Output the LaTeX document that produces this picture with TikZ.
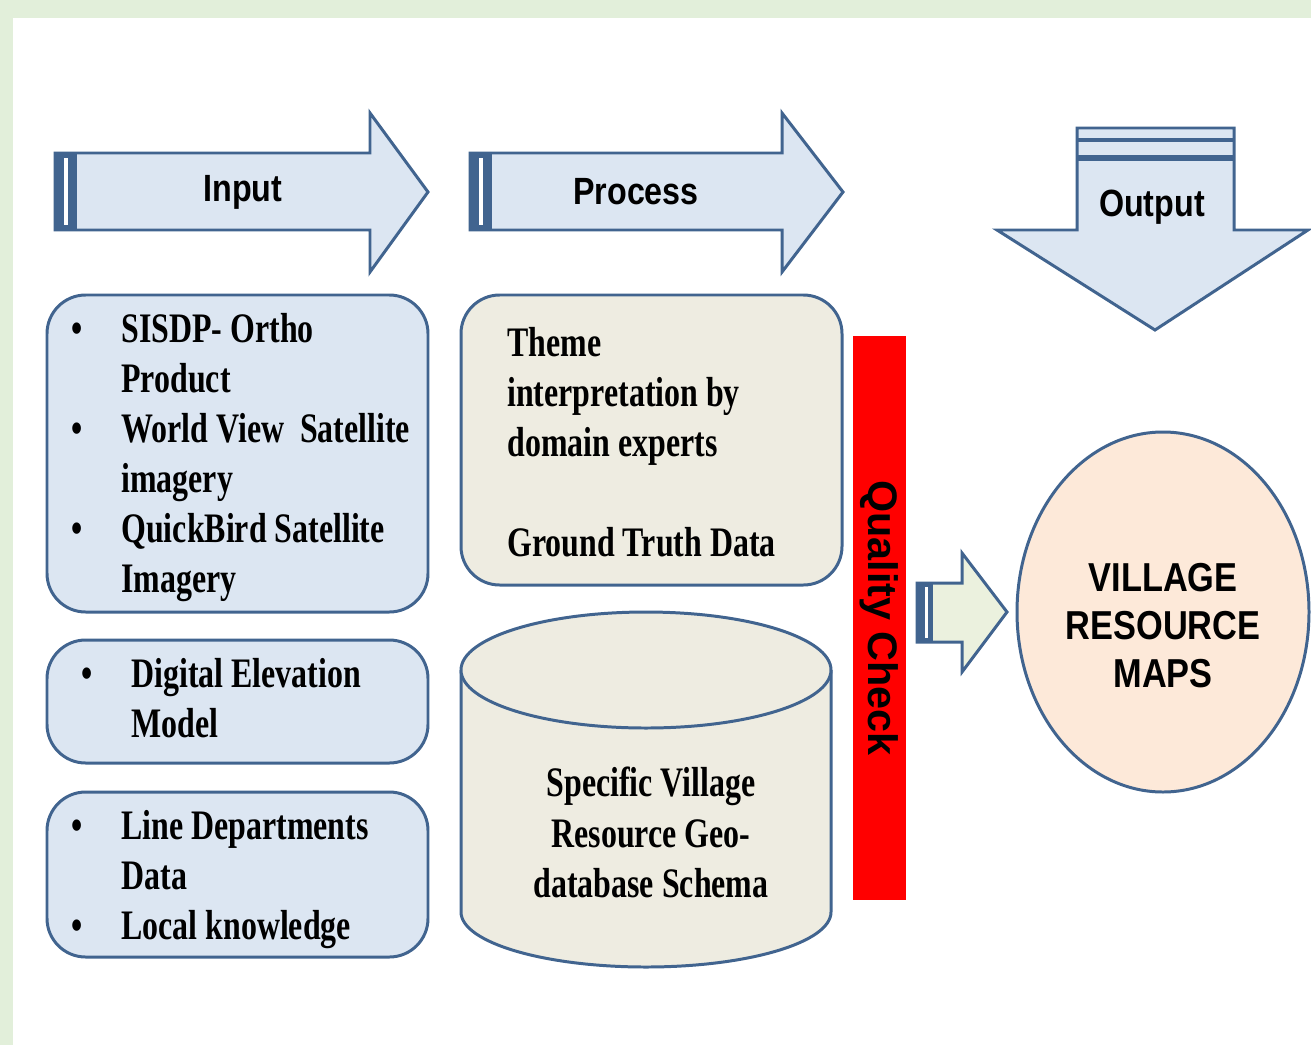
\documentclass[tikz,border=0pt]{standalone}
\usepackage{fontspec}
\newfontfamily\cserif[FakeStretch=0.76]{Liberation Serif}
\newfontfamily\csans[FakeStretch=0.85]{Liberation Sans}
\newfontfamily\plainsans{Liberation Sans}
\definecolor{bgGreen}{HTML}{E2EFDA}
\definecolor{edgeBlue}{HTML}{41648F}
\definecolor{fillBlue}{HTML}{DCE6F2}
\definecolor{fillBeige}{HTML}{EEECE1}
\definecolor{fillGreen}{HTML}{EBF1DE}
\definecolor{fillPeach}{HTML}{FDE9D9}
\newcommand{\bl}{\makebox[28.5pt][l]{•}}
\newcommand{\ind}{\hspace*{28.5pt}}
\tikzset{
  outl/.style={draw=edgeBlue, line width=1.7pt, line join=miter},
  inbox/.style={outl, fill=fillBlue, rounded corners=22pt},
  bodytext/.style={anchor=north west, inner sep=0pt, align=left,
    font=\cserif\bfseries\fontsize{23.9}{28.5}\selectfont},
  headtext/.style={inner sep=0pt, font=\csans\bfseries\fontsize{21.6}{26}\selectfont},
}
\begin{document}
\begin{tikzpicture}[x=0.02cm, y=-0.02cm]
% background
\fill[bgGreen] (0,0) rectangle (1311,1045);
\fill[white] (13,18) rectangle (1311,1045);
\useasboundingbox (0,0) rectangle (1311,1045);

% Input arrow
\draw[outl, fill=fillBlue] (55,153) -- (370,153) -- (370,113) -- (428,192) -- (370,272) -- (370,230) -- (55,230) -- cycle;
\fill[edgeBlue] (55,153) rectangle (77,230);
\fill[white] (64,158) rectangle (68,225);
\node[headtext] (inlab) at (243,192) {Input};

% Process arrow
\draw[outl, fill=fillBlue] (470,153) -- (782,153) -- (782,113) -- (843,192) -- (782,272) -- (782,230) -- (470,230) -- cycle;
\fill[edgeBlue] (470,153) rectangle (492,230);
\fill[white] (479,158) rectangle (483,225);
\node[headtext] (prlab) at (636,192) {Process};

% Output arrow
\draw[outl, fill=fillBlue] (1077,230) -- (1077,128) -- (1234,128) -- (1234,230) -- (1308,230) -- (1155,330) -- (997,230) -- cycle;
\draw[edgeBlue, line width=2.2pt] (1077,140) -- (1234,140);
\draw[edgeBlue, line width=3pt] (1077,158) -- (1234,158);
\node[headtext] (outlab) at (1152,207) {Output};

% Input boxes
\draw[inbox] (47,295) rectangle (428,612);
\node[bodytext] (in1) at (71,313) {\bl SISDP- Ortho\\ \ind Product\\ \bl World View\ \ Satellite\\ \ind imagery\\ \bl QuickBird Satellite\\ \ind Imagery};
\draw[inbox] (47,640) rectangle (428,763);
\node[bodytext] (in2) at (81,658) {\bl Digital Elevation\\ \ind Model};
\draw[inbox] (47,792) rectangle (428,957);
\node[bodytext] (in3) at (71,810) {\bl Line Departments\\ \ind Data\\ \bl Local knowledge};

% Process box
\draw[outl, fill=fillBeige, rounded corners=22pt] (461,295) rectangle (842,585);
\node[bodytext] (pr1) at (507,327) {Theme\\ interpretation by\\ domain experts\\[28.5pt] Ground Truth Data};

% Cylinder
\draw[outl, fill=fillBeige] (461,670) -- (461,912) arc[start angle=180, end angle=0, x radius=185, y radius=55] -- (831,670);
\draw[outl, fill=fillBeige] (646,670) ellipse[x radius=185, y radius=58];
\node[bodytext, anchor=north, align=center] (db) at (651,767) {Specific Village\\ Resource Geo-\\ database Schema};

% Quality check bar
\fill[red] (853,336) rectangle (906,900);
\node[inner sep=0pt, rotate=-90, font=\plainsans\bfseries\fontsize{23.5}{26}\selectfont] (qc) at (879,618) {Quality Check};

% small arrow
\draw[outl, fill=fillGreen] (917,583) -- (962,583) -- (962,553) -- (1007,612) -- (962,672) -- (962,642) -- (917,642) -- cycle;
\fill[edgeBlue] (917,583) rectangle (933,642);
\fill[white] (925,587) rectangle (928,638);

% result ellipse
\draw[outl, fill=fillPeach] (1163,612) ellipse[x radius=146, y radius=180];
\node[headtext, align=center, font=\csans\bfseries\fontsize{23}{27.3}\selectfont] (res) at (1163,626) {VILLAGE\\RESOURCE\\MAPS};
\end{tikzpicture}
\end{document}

------------------------------------------------------------

YOUR TASK:
Report all lines of the data above that include the string "Output".

ANSWER BELOW:
Output the LaTeX document that produces this picture with TikZ.
% Output arrow
\node[headtext] (outlab) at (1152,207) {Output};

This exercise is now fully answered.